Begin
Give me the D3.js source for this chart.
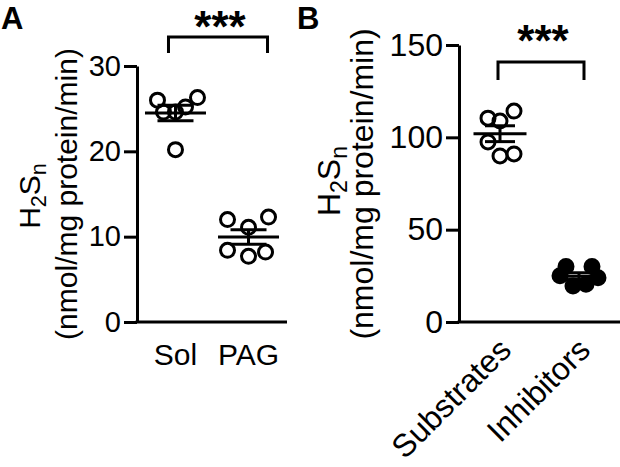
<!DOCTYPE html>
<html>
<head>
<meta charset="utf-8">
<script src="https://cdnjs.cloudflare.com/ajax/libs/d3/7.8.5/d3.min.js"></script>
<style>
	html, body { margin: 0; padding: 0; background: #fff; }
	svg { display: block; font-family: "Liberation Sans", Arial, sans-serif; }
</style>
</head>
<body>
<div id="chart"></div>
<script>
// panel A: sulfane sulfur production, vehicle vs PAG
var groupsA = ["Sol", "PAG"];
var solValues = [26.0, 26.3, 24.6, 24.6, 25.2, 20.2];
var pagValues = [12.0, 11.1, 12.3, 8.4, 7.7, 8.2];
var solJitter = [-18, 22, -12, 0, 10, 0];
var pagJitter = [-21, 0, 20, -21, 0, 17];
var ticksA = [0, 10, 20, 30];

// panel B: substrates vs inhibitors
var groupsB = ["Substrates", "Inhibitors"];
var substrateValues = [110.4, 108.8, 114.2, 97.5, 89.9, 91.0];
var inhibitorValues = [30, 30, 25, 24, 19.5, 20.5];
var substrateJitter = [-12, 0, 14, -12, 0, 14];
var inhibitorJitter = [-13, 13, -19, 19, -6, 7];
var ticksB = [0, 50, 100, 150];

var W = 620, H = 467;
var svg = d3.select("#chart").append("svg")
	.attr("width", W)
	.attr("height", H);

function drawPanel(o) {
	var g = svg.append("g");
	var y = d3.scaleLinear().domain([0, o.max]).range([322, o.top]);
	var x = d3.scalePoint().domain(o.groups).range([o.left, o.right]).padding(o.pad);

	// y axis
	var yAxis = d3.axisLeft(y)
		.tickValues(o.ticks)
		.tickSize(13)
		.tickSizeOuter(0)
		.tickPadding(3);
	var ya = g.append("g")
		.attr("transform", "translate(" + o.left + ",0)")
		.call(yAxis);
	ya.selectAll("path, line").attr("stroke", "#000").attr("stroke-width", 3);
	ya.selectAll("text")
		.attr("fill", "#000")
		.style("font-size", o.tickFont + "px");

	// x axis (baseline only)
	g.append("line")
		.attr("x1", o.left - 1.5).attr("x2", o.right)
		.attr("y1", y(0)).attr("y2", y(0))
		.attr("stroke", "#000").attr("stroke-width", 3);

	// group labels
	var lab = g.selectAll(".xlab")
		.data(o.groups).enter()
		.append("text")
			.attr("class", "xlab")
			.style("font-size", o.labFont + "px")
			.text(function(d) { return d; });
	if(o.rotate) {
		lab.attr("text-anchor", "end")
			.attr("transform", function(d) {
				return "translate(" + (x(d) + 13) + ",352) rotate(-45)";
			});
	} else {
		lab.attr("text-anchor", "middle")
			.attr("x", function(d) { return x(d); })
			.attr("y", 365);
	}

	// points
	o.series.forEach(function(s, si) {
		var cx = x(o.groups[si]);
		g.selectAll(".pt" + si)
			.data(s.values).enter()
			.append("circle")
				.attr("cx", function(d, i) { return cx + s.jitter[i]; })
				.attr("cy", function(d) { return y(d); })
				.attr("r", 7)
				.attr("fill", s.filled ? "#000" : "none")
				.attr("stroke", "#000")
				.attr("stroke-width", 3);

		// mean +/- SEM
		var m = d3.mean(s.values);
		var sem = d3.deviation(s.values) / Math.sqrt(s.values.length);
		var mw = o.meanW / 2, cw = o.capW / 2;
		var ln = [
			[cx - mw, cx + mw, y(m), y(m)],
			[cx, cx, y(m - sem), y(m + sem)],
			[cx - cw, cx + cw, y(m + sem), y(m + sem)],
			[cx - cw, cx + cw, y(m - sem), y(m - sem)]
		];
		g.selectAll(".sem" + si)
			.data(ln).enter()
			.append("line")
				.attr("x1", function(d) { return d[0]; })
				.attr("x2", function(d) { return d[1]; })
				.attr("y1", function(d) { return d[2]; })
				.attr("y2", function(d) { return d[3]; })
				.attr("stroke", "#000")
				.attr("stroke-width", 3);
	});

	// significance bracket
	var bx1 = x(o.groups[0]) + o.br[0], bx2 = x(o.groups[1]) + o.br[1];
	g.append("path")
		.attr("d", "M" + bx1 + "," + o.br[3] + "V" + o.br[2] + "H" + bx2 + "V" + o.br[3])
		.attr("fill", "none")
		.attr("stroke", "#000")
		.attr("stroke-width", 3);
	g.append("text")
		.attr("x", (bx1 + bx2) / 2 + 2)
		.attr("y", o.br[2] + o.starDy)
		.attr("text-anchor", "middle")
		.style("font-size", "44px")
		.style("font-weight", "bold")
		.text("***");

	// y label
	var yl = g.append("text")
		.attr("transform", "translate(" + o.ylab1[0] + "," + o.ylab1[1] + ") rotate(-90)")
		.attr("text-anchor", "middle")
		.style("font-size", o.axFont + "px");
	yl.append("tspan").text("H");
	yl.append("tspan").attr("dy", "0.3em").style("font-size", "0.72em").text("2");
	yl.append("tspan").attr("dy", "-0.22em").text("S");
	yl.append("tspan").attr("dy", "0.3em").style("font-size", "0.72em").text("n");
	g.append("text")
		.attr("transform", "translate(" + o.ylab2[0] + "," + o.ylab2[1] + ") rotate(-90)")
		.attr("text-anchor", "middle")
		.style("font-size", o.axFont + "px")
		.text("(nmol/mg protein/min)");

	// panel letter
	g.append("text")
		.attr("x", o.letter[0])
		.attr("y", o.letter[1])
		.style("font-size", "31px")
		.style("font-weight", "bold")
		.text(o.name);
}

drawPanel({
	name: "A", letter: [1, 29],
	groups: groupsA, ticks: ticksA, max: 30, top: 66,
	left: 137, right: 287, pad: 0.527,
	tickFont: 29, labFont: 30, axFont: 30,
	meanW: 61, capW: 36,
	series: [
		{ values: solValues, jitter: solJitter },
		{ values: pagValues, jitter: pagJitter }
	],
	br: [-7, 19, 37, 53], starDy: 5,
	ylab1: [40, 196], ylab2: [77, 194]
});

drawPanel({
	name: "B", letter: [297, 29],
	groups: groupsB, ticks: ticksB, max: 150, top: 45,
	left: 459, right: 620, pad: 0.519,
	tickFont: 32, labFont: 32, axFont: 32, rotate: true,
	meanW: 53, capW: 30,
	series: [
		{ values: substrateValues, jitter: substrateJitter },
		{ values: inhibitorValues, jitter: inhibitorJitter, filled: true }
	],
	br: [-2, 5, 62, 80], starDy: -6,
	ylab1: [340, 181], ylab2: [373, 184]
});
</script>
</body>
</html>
End
Begin
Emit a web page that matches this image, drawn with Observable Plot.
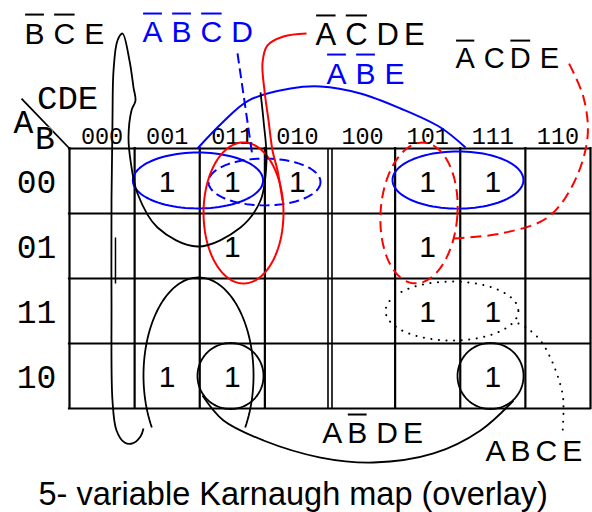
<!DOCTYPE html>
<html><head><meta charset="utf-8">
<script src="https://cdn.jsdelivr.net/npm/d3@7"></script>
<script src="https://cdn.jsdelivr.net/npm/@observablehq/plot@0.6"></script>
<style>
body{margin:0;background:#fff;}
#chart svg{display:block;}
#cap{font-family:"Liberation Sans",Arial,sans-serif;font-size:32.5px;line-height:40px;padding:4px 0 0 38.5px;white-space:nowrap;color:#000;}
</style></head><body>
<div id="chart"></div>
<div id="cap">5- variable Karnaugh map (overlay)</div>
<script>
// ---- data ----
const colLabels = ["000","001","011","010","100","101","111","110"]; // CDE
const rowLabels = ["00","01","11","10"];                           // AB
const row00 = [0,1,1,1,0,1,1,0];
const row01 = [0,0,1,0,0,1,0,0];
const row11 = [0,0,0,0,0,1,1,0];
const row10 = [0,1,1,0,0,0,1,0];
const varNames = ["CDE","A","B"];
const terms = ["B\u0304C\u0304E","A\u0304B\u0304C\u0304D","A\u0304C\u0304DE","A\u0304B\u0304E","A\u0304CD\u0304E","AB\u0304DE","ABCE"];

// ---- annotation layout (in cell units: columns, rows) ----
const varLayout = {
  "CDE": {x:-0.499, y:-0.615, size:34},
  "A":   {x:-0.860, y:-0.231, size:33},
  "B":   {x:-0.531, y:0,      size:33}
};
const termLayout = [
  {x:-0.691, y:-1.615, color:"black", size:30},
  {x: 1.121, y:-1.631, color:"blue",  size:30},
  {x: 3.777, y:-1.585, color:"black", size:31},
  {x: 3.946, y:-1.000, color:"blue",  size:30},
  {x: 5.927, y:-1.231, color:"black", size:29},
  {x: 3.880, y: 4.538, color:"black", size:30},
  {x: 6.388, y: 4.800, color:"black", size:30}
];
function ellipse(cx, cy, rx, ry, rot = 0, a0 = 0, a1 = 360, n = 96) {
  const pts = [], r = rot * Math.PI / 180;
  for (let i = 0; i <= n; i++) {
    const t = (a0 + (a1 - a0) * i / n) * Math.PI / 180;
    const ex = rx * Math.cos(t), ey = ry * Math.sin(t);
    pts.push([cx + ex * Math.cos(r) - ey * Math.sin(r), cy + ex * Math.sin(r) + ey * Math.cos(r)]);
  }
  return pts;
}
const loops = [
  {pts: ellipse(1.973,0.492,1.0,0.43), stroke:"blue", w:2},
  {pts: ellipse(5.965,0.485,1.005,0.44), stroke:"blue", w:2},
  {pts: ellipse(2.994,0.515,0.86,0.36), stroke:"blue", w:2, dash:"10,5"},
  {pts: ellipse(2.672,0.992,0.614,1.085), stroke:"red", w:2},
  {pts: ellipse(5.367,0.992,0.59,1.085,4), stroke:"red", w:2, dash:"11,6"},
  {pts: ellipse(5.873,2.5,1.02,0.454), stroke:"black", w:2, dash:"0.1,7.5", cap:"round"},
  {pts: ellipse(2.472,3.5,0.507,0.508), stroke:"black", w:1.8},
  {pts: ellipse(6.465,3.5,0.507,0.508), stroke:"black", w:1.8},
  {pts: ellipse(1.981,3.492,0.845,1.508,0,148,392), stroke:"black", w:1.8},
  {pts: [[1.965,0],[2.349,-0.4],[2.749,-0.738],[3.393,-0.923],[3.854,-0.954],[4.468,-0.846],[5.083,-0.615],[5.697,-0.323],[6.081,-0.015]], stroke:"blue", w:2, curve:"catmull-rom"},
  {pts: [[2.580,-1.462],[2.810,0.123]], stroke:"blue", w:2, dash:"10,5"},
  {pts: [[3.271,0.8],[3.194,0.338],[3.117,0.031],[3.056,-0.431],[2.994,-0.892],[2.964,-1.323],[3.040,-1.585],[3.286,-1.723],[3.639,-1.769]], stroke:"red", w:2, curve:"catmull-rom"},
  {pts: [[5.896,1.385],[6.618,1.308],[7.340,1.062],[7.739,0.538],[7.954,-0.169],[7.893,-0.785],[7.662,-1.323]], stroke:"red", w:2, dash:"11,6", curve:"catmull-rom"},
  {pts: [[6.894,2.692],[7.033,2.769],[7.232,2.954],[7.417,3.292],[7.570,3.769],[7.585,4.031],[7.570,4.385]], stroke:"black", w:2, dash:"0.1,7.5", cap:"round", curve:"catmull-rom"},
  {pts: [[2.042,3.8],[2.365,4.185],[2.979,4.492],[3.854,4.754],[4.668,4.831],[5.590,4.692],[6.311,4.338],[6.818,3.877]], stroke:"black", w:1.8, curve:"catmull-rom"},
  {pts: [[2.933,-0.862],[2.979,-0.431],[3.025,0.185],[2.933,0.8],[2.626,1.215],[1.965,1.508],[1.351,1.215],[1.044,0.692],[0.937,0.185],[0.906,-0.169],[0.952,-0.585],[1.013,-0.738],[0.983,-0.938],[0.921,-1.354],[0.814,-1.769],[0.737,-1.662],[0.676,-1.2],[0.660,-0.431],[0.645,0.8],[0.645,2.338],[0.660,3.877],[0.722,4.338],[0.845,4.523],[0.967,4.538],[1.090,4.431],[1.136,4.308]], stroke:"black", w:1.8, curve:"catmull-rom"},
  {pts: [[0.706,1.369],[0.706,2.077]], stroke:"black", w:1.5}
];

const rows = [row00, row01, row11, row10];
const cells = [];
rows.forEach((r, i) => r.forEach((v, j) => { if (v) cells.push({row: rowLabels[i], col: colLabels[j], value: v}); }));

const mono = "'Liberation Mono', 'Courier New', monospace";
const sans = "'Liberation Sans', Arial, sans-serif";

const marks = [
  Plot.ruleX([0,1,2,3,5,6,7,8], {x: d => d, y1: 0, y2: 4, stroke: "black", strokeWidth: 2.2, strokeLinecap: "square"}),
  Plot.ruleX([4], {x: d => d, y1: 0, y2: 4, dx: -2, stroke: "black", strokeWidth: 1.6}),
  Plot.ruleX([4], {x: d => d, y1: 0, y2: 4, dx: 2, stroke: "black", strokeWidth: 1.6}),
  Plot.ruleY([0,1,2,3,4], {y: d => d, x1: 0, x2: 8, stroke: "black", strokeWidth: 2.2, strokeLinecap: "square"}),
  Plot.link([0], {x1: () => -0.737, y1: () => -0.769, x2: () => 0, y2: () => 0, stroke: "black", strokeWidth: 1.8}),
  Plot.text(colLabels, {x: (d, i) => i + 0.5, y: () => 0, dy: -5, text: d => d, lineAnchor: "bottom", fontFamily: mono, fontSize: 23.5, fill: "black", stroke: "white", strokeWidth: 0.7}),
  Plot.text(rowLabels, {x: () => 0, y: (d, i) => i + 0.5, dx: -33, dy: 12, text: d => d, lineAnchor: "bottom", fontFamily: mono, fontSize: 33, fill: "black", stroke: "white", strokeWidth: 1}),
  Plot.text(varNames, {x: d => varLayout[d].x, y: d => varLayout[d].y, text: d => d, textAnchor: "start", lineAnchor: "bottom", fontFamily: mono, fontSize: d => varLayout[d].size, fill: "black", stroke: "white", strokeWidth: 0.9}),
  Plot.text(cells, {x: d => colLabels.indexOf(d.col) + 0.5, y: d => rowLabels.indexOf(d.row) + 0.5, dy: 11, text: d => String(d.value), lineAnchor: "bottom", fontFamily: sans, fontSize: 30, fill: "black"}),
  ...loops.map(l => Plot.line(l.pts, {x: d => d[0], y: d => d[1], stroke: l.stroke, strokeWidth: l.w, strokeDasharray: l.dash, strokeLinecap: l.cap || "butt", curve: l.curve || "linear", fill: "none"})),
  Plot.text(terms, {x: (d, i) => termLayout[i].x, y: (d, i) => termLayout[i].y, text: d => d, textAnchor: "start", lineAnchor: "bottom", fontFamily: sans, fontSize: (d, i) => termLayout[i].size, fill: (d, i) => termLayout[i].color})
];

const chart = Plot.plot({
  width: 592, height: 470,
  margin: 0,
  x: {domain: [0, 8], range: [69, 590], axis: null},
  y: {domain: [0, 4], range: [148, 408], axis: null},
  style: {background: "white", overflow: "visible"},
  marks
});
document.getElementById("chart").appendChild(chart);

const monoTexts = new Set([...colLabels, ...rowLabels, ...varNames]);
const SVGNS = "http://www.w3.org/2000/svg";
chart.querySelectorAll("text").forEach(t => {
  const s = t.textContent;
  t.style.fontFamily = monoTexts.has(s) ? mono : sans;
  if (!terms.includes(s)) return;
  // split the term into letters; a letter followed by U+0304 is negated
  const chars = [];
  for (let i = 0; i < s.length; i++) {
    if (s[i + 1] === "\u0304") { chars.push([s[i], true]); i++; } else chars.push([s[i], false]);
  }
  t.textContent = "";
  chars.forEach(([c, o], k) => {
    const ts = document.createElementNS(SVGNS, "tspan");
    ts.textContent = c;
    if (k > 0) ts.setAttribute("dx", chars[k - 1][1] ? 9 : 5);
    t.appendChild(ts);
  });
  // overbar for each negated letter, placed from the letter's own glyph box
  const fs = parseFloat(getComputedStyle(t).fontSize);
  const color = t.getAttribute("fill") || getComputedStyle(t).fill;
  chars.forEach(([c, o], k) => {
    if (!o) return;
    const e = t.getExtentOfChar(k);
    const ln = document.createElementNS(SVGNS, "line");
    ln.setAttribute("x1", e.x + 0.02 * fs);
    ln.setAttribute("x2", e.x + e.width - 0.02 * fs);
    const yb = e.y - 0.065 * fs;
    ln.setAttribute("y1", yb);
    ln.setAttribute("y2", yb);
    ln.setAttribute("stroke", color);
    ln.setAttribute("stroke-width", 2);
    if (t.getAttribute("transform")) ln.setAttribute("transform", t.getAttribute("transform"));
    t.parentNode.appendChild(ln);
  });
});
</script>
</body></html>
End
GOAL OF THE EXERCISE>
Return each line where "this" shows up.

RESPONSE TO THE EXERCISE>
Give me the D3.js source for this chart.
Emit a web page that matches this image, drawn with Observable Plot.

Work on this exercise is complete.